§ **DATA LINES**
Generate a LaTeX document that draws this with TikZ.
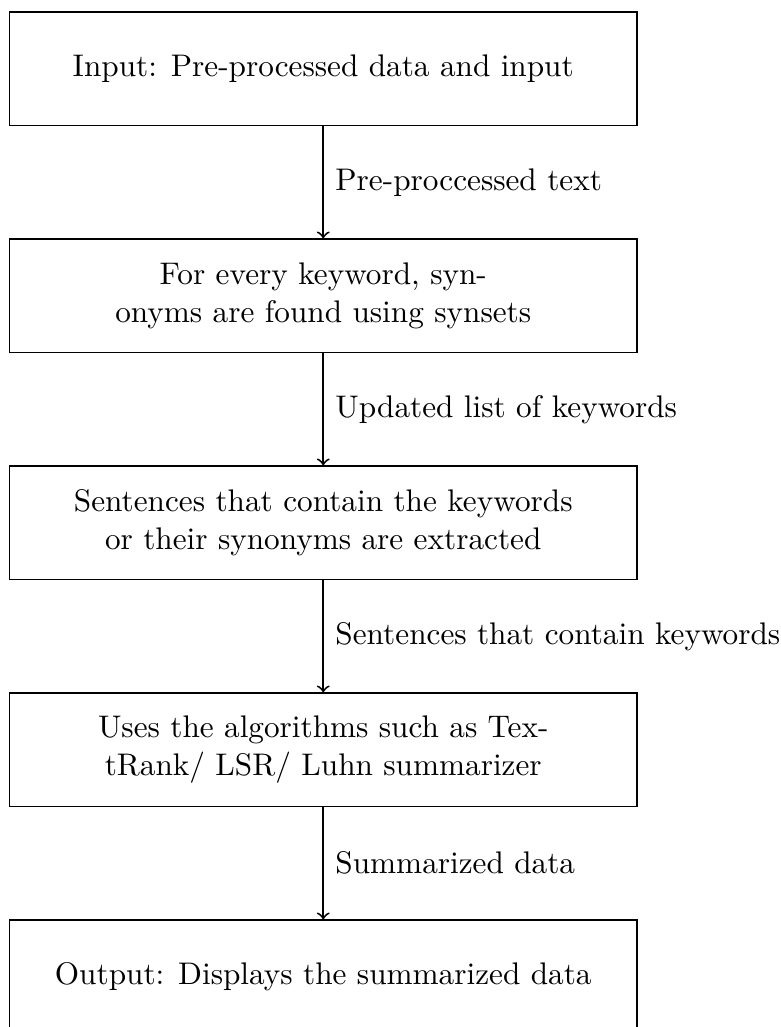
\documentclass[tikz,border=0pt]{standalone}
\begin{document}
\begin{tikzpicture}[x=0.32pt,y=-0.32pt,
  stage/.style={draw, line width=0.4pt, minimum width=200.8pt,
    minimum height=36.32pt, align=center, inner sep=0pt},
  flow/.style={->, semithick},
  flowlabel/.style={right, inner sep=3.6pt}]
  % page frame; the last stage runs past the lower edge
  \useasboundingbox (0,0) rectangle (781,1027);
  \clip (0,0) rectangle (781,1027);

  % processing stages
  \node[stage] (s1) at (323.25,68.75)  {Input: Pre-processed data and input};
  \node[stage] (s2) at (323.25,295.75) {For every keyword, syn-\\onyms are found using synsets};
  \node[stage] (s3) at (323.25,522.75) {Sentences that contain the keywords\\or their synonyms are extracted};
  \node[stage] (s4) at (323.25,749.75) {Uses the algorithms such as Tex-\\tRank/ LSR/ Luhn summarizer};
  \node[stage] (s5) at (323.25,976.75) {Output: Displays the summarized data};

  % data passed between stages
  \draw[flow] (s1) -- node[flowlabel] {Pre-proccessed text} (s2);
  \draw[flow] (s2) -- node[flowlabel] {Updated list of keywords} (s3);
  \draw[flow] (s3) -- node[flowlabel] {Sentences that contain keywords} (s4);
  \draw[flow] (s4) -- node[flowlabel] {Summarized data} (s5);
\end{tikzpicture}
\end{document}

§ **PROBLEM DETAILS**
Do not include the images; transcribe the rest of the listing exactly.

§ **CORRECT ANSWER**
Generate a LaTeX document that draws this with TikZ.
\documentclass[tikz,border=0pt]{standalone}
\begin{document}
\begin{tikzpicture}[x=0.32pt,y=-0.32pt,
  stage/.style={draw, line width=0.4pt, minimum width=200.8pt,
    minimum height=36.32pt, align=center, inner sep=0pt},
  flow/.style={->, semithick},
  flowlabel/.style={right, inner sep=3.6pt}]
  % page frame; the last stage runs past the lower edge
  \useasboundingbox (0,0) rectangle (781,1027);
  \clip (0,0) rectangle (781,1027);

  % processing stages
  \node[stage] (s1) at (323.25,68.75)  {Input: Pre-processed data and input};
  \node[stage] (s2) at (323.25,295.75) {For every keyword, syn-\\onyms are found using synsets};
  \node[stage] (s3) at (323.25,522.75) {Sentences that contain the keywords\\or their synonyms are extracted};
  \node[stage] (s4) at (323.25,749.75) {Uses the algorithms such as Tex-\\tRank/ LSR/ Luhn summarizer};
  \node[stage] (s5) at (323.25,976.75) {Output: Displays the summarized data};

  % data passed between stages
  \draw[flow] (s1) -- node[flowlabel] {Pre-proccessed text} (s2);
  \draw[flow] (s2) -- node[flowlabel] {Updated list of keywords} (s3);
  \draw[flow] (s3) -- node[flowlabel] {Sentences that contain keywords} (s4);
  \draw[flow] (s4) -- node[flowlabel] {Summarized data} (s5);
\end{tikzpicture}
\end{document}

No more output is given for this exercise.